Jean-Francois Bonnefon at the Toulouse School of Economics in France said it correctly that there is no right or wrong answer to these questions. Public opinion will vary and most likely disagree. His team did work with experimental ethics, posing ethical dilemmas to a large number of people to see how they respond. One way to approach this kind of problem is to act in a way that minimizes the damage. Kill one person is better than killing two.

However, if people think self-driving cars are programmed to sacrifice their owners, they won’t buy them. If you recall the statistics about road deaths earlier (1.5 Million ish), then actually people will make a decision which will mean they are MORE likely to die because ordinary cars are simply way more hazardous.

The gist of Jean-Francois Bonnefon’s results was that people had a rather utilitarian response and were often happy to sacrifice the passengers to save the group. Until, of course, the questions were rephrased to indicate that they themselves were the passenger.

And therein lies the paradox. People are in favor of cars that sacrifice the occupant to save other lives—as long they don’t have to drive one themselves.

All that said, given the complexity of machine learning and AI,  it’s worth asking whether the car’s consistently changing decision matrix could, on a long time-line of machine learning, change it’s behaviour with regard to these ethical decisions.  Can we assume that the ethical aspect of the car’s programming be retained deterministically and not be altered by it’s own learning algorithms.

Why Bother?

Backing up… technology is moving in this direction because of the advantages of the bigger picture.
Starting with the environmental benefits alone, cars would not need to be purchased anymore. We have a tendency to purchase the car for the worst case scenario of long drives with lots of passengers (The top 5 selling cars in the USA were either pickup trucks or SUVs) and then we we drive those cars alone for short distances. In an Utopian self-driving world you could order a car in a journey specific way. Small cars for quick journeys and large for large without needing to own or maintain it. The right car for the journey would be environmentally sound and would be cheaper. For services like pizza delivery you don’t need to tip the driver. Boom!

All that aside, the biggest cause of automobile deaths is humans, not cars. If we applied good sense to driving we should simply ban humans from cars completely. It’s a grandfathered in technology that would be considered absurdly risky if pitched in something like Dragons Den or Shark Tank today. Kind of like cigarettes. Can you imagine pitching a big box that you get inside which travels up to 100mph, under your full control whilst only a few feet away from hundreds of other boxes.  It’s ok though, because there are painted lines to keep you apart.  Oh yeah and it’s powered by a controlled explosion of fossil fuels.   Show me the money!

15,000 in the USA were killed by guns last year, a half million by smoking and more than a million by cars. Food for thought. We should do our best to not turn a self-driving car into a witch hunt when this technology will very likely change the face of mortality statistics significantly.

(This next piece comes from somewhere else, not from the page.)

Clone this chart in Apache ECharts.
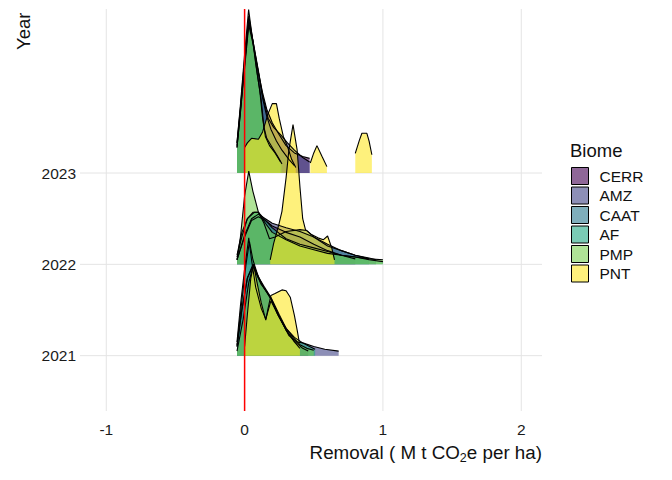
<!DOCTYPE html>
<html>
<head>
<meta charset="utf-8">
<script src="https://cdn.jsdelivr.net/npm/echarts@6/dist/echarts.min.js"></script>
<style>
  html, body { margin: 0; padding: 0; background: #fff; }
  #chart { width: 672px; height: 480px; }
</style>
</head>
<body>
<div id="chart"></div>
<script>
// ─── data: [removal, ridge height in row units] ───
const years = ['2021', '2022', '2023'];
const biomes = ['CERR', 'AMZ', 'CAAT', 'AF', 'PMP', 'PNT'];
const xTicks = [-1, 0, 1, 2];

// 2021
const CERR_2021 = [[-0.055,0.1],[-0.02,0.5],[0.02,0.85],[0.06,1.0],[0.09,0.9],[0.12,0.8],[0.15,0.72],[0.19,0.63],[0.24,0.45],[0.3,0.28],[0.36,0.16],[0.42,0.08],[0.46,0.05]];
const AMZ_2021 = [[-0.055,0.1],[-0.02,0.5],[0.02,0.85],[0.06,0.98],[0.09,0.88],[0.12,0.78],[0.16,0.7],[0.2,0.6],[0.26,0.4],[0.32,0.22],[0.38,0.15],[0.42,0.14],[0.5,0.1],[0.58,0.07],[0.68,0.05]];
const CAAT_2021 = [[-0.055,0.15],[-0.03,0.55],[0.0,0.95],[0.03,1.29],[0.05,1.05],[0.08,0.75],[0.12,0.52],[0.153,0.4],[0.19,0.6],[0.25,0.42],[0.3,0.28],[0.36,0.15],[0.4,0.08]];
const AF_2021 = [[-0.055,0.12],[-0.02,0.6],[0.01,1.0],[0.035,1.25],[0.06,1.05],[0.1,0.86],[0.14,0.76],[0.19,0.64],[0.25,0.45],[0.3,0.3],[0.36,0.2],[0.42,0.14],[0.47,0.1],[0.51,0.07]];
const PMP_2021 = [[-0.055,0.05],[-0.01,0.4],[0.03,0.8],[0.065,1.0],[0.1,0.85],[0.14,0.74],[0.19,0.62],[0.24,0.45],[0.3,0.3],[0.35,0.2],[0.4,0.12],[0.45,0.08],[0.5,0.06]];
const PNT_2021 = [[0.0,0.1],[0.02,0.45],[0.045,0.85],[0.065,1.0],[0.09,0.8],[0.12,0.58],[0.153,0.39],[0.17,0.52],[0.19,0.66],[0.22,0.68],[0.27,0.72],[0.3,0.71],[0.33,0.64],[0.36,0.44],[0.38,0.28],[0.395,0.15],[0.4,0.14]];

// 2022
const CERR_2022 = [[-0.055,0.05],[0.0,0.3],[0.05,0.48],[0.1,0.52],[0.15,0.48],[0.2,0.42],[0.3,0.35],[0.4,0.3],[0.5,0.22],[0.6,0.15],[0.7,0.1],[0.8,0.06]];
const AMZ_2022 = [[-0.055,0.05],[0.0,0.32],[0.05,0.5],[0.1,0.55],[0.15,0.5],[0.2,0.45],[0.3,0.4],[0.4,0.36],[0.5,0.3],[0.6,0.22],[0.7,0.15],[0.8,0.1],[0.9,0.07],[0.95,0.05]];
const CAAT_2022 = [[-0.055,0.08],[-0.02,0.3],[0.02,0.5],[0.07,0.57],[0.1,0.57],[0.14,0.45],[0.18,0.28],[0.22,0.3],[0.3,0.36],[0.4,0.38],[0.45,0.37],[0.5,0.3],[0.6,0.2],[0.7,0.15],[0.8,0.1],[0.9,0.06]];
const AF_2022 = [[-0.055,0.1],[-0.02,0.35],[0.02,0.5],[0.06,0.57],[0.1,0.57],[0.14,0.5],[0.2,0.4],[0.3,0.28],[0.4,0.22],[0.5,0.18],[0.6,0.14],[0.7,0.1],[0.8,0.08],[0.9,0.05],[1.0,0.03]];
const PMP_2022 = [[-0.055,0.05],[-0.03,0.3],[0.0,0.75],[0.03,1.02],[0.06,0.8],[0.1,0.57],[0.15,0.45],[0.2,0.35],[0.3,0.27],[0.4,0.2],[0.5,0.16],[0.6,0.12],[0.7,0.1],[0.8,0.08],[0.9,0.06],[1.0,0.05]];
const PNT_2022 = [[0.185,0.05],[0.21,0.23],[0.25,0.45],[0.27,0.58],[0.3,0.95],[0.32,1.25],[0.35,1.53],[0.38,1.25],[0.4,0.85],[0.42,0.5],[0.44,0.38],[0.48,0.33],[0.53,0.29],[0.57,0.27],[0.6,0.31],[0.63,0.18],[0.65,0.05]];

// 2023 (null = tail cut off)
const CERR_2023 = [[-0.055,0.28],[-0.03,0.66],[0.0,1.15],[0.03,1.62],[0.06,1.42],[0.1,1.1],[0.13,0.88],[0.16,0.7],[0.2,0.55],[0.25,0.42],[0.3,0.3],[0.36,0.22],[0.42,0.18],[0.47,0.16]];
const AMZ_2023 = [[-0.055,0.28],[-0.03,0.68],[0.0,1.18],[0.03,1.65],[0.06,1.45],[0.1,1.12],[0.13,0.85],[0.17,0.6],[0.21,0.5],[0.26,0.42],[0.31,0.33],[0.36,0.25],[0.42,0.17],[0.47,0.12]];
const CAAT_2023 = [[-0.055,0.3],[-0.03,0.7],[0.0,1.2],[0.03,1.68],[0.06,1.45],[0.1,1.1],[0.13,0.82],[0.16,0.62],[0.19,0.48],[0.23,0.35],[0.27,0.25],[0.32,0.15],[0.36,0.08]];
const AF_2023 = [[-0.055,0.33],[-0.03,0.72],[0.0,1.25],[0.03,1.72],[0.06,1.45],[0.09,1.1],[0.12,0.8],[0.14,0.5],[0.16,0.38],[0.2,0.28],[0.24,0.18],[0.27,0.1]];
const PMP_2023 = [[-0.055,0.33],[-0.03,0.75],[0.0,1.3],[0.029,1.79],[0.05,1.55],[0.08,1.2],[0.11,0.9],[0.13,0.6],[0.15,0.4],[0.18,0.3],[0.22,0.22],[0.26,0.12]];
const PNT_2023 = [[0.0,0.28],[0.02,0.33],[0.05,0.38],[0.1,0.37],[0.13,0.45],[0.17,0.65],[0.2,0.76],[0.23,0.76],[0.25,0.6],[0.28,0.4],[0.31,0.29],[0.34,0.15],[0.37,0.06],
  null, [0.475,0.11],[0.5,0.22],[0.523,0.3],[0.56,0.18],[0.595,0.07],
  null, [0.8,0.215],[0.83,0.36],[0.848,0.435],[0.884,0.435],[0.9,0.35],[0.92,0.2]];

const ridges = {
  '2021': [CERR_2021, AMZ_2021, CAAT_2021, AF_2021, PMP_2021, PNT_2021],
  '2022': [CERR_2022, AMZ_2022, CAAT_2022, AF_2022, PMP_2022, PNT_2022],
  '2023': [CERR_2023, AMZ_2023, CAAT_2023, AF_2023, PMP_2023, PNT_2023]
};

// viridis(6), alpha 0.6
const fills = ['rgba(68,1,84,0.6)', 'rgba(65,68,135,0.6)', 'rgba(42,120,142,0.6)',
               'rgba(34,168,132,0.6)', 'rgba(122,209,81,0.6)', 'rgba(253,231,37,0.6)'];

const X_MIN = -1.19, X_MAX = 2.15;
const Y_MIN = 0.394, Y_MAX = 4.796;
const FONT = 'Liberation Sans, Arial, sans-serif';

const chart = echarts.init(document.getElementById('chart'), null, { renderer: 'svg' });

// gridlines as plain line segments
const vGrid = [];
xTicks.forEach(t => { vGrid.push([t, Y_MIN], [t, Y_MAX], [null, null]); });
const hGrid = [];
years.forEach((y, i) => { hGrid.push([X_MIN, i + 1], [X_MAX, i + 1], [null, null]); });

const series = [{
  type: 'line', name: '_grid', silent: true, symbol: 'none', connectNulls: false,
  data: vGrid.concat(hGrid),
  lineStyle: { color: '#e4e4e4', width: 1 }, z: 1
}];

// top row first so lower rows overlap upper ones
for (let yi = years.length - 1; yi >= 0; yi--) {
  const base = yi + 1;
  ridges[years[yi]].forEach((pts, bi) => {
    series.push({
      type: 'line',
      name: biomes[bi],
      symbol: 'none',
      silent: true,
      connectNulls: false,
      data: pts.map(p => p ? [p[0], base + p[1]] : [null, null]),
      color: fills[bi],
      lineStyle: { color: '#000', width: 1.1 },
      areaStyle: { color: fills[bi], opacity: 1, origin: base },
      z: 2
    });
  });
}

series.push({
  type: 'line', name: '_zero', silent: true, symbol: 'none',
  data: [[0, Y_MIN], [0, Y_MAX]],
  lineStyle: { color: '#ff0000', width: 1.5 }, z: 5
});

chart.setOption({
  animation: false,
  backgroundColor: '#fff',
  grid: { left: 80, right: 130, top: 9, bottom: 69 },
  xAxis: {
    type: 'value', min: X_MIN, max: X_MAX,
    axisLine: { show: false }, axisTick: { show: false }, splitLine: { show: false },
    axisLabel: { customValues: xTicks, fontSize: 15.5, color: '#1a1a1a', fontFamily: FONT, margin: 10 }
  },
  yAxis: {
    type: 'value', min: Y_MIN, max: Y_MAX,
    axisLine: { show: false }, axisTick: { show: false }, splitLine: { show: false },
    axisLabel: {
      customValues: [1, 2, 3], fontSize: 15.5, color: '#1a1a1a', fontFamily: FONT, margin: 4,
      formatter: v => years[Math.round(v) - 1] || ''
    }
  },
  legend: {
    orient: 'vertical', left: 571, top: 167, padding: 0,
    itemWidth: 17, itemHeight: 17, itemGap: 1.5,
    icon: 'rect', selectedMode: false,
    textStyle: { fontSize: 15.5, color: '#111', fontFamily: FONT, padding: [0, 0, 0, 6] },
    data: biomes.map((b, i) => ({
      name: b, icon: 'rect',
      itemStyle: { color: fills[i], borderColor: '#000', borderWidth: 1 }
    }))
  },
  graphic: [
    { type: 'text', left: 570, top: 141,
      style: { text: 'Biome', fontSize: 18.5, fill: '#111', fontFamily: FONT } },
    { type: 'text', x: 14, y: 50, rotation: Math.PI / 2,
      style: { text: 'Year', fontSize: 18.5, fill: '#111', fontFamily: FONT } },
    { type: 'text', right: 130, top: 443,
      style: {
        text: '{a|Removal ( M t CO}{s|2}{a|e per ha)}',
        fontFamily: FONT,
        rich: {
          a: { fontSize: 18.8, fill: '#111', fontFamily: FONT },
          s: { fontSize: 12.5, fill: '#111', fontFamily: FONT, padding: [10, 0, 0, 0] }
        }
      } }
  ],
  series: series
});
</script>
</body>
</html>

A final look forward… Hive minded vehicles

In the “not so distant future” self driving car world, we wouldn’t have any human driven vehicles AND… the cars would communicate with each other to establish the best route, adjust speeds, suggest travel times etc. To be fair, my puny self-aware brain is not even coming close to guessing the advantages of a hive minded car scenario. What it would mean is that, unless some uber hacker ( see what I did there ) compromised the car network, the theory is that we would be considerably safer yet again. Cars would, like humans walking in busy streets, cooperate and move in silent unity and ideally never(?) crash. Yours truly looks forward to seeing that kind of perfection in action but it unfortunately may not be in my lifetime. Not with all these humans still driving around.